Our NSW and Federal Transport Ministers and the NSW Police force at Marrickville.

Pema and I have finally made it home from Sydney to the Central Coast via public transport - the same way we got back into the city for a day of media interviews and filming after the Daily Telegraph article. We had to spend another unplanned night in the city because the transit police were waiting for us at Central Station. "We know who you are", they wrenched my phone out of my hand. I'd had enough, I could see they were not going to let me get on my train, so I was going to leave. Nope, they wouldn't let me leave, wouldn't let me get my train, they were just being obstructionists - and ruff. They asked if Pema was a registered assistance dog. All Barking Mad members know the answer to that one: 'yes, of course, and she has $10 million public liability insurance".

They demanded ID and didn't like it when I asked why if they knew who I was. I am also not obliged to give them ID unless they put me under arrest, but they didn't look happy when I quoted my rights. And these uniformed folks obviously didn't know the Disability Discrimination Act or the difference between a companion dog, an assistance animal and NSW RailCorp unique definition of a 'Therapy Dog'.

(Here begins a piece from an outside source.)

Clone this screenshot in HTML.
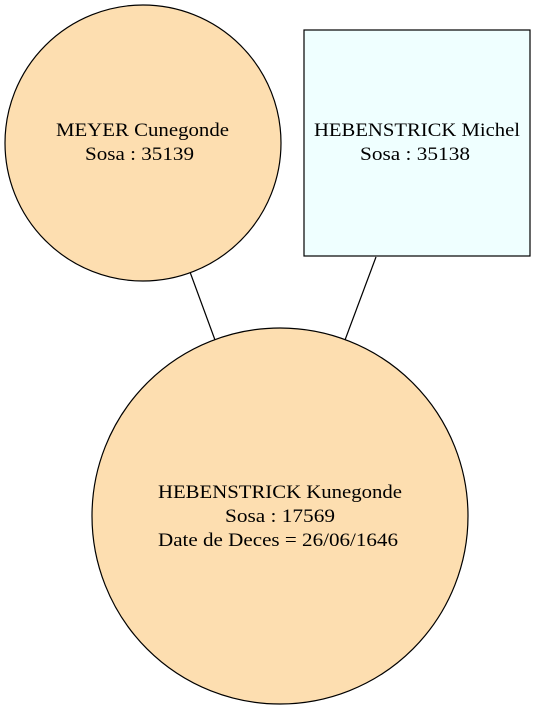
<!DOCTYPE html>
<html><head><meta charset="utf-8"><style>
html,body{margin:0;padding:0;background:#fff;}
svg{display:block;}
text{font-family:"Liberation Serif",serif;font-size:19px;fill:#000;}
</style></head><body>
<svg width="536" height="711" viewBox="0 0 536 711" xmlns="http://www.w3.org/2000/svg">
<rect width="536" height="711" fill="#fff"/>
<line x1="190" y1="272" x2="215" y2="340" stroke="#000" stroke-width="1.2"/>
<line x1="376" y1="257" x2="345" y2="340" stroke="#000" stroke-width="1.2"/>
<circle cx="143" cy="143" r="138" fill="#fddeb0" stroke="#000" stroke-width="1.2"/>
<text x="56" y="136" textLength="173" lengthAdjust="spacingAndGlyphs">MEYER Cunegonde</text>
<text x="85" y="160" textLength="109" lengthAdjust="spacingAndGlyphs">Sosa : 35139</text>
<rect x="304" y="30" width="226" height="226" fill="#efffff" stroke="#000" stroke-width="1.2"/>
<text x="314" y="136" textLength="206" lengthAdjust="spacingAndGlyphs">HEBENSTRICK Michel</text>
<text x="360" y="160" textLength="110" lengthAdjust="spacingAndGlyphs">Sosa : 35138</text>
<circle cx="280" cy="516" r="188" fill="#fddeb0" stroke="#000" stroke-width="1.2"/>
<text x="158" y="498" textLength="244" lengthAdjust="spacingAndGlyphs">HEBENSTRICK Kunegonde</text>
<text x="225" y="522" textLength="110" lengthAdjust="spacingAndGlyphs">Sosa : 17569</text>
<text x="158" y="546" textLength="240" lengthAdjust="spacingAndGlyphs">Date de Deces = 26/06/1646</text>
</svg>
</body></html>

Still, winners are grinner's, and we finally got the State Transit to admit what we have known and acted on for nearly a year. We gave Minister Watkins many opportunities to help us end the harassment we were receiving from uninformed bus drivers and even bus Depot Managers. Why did I have to be rolled by the police, charged with resisting arrest (get the irony? That was the charge - so what charge was I resisting?) before he and State Transit admitted their own policy. I can happily say "I told you so" but that does not accomplish our objective. I have no need to stay in the past.
  • We have the admission we wanted, Barking Mad and our faithful members have been vindicated.
  • We have a strategy that is aligned with the NSW State Plan.
  • We have some very pissed off members who are taking up the issue of the police treatment of me (that is not Barking Mad's issue).
  • We have good federal and state (NSW & Queensland) support for many of our policies and we need to build on that.
  • Barking Mad members will continue to use public transport when appropriate and respect those with opposing opinions or fear.
  • But more than that, we will enjoy public transport more than anyone because we ALL experience conversation and people chatting to our dogs while we travel - and we love that sense of community!

What we ask now of Minister Watkins is to assist us in getting a national pets on public transport strategy. We ask him to work with his Federal counterpart (Minister Albanese in the top photo) for our draft policy which is based on the existing pets on public transport policy in London:


  1. You can bring an assistance dog with you without charge. You can also take with you without charge any other dog or inoffensive animal, unless there is a good reason for us to refuse it (such as if the animal seems dangerous or is likely to upset other customers).
  2. You must keep it under control on a lead or in a suitable container, and must not allow it on a seat. Staff are not allowed to take charge of any animal.
  3. If you bring an animal with you, for safety reasons you must carry it on moving escalators or through automatic ticket gates. If you have an assistance dog, you must ask a member of staff to open the manual gate to allow you to enter or leave a station with automatic gates. If there is a moving escalator and no staircase or lift, a member of our staff will stop the escalator to allow your dog to travel on it when it is safe to do so (generally outside the rush hours and when the station is not busy).

In practice, this proposed change comes down to "behave and be responsible”. Both Ministers Watkins and Albanese have excellent reputations for being honest 'nice' guys. Let's hope we can work together with them and the relevant environment, health (ageing) and community ministers to bring more common sense (scents?) to the important public amenity that is transport.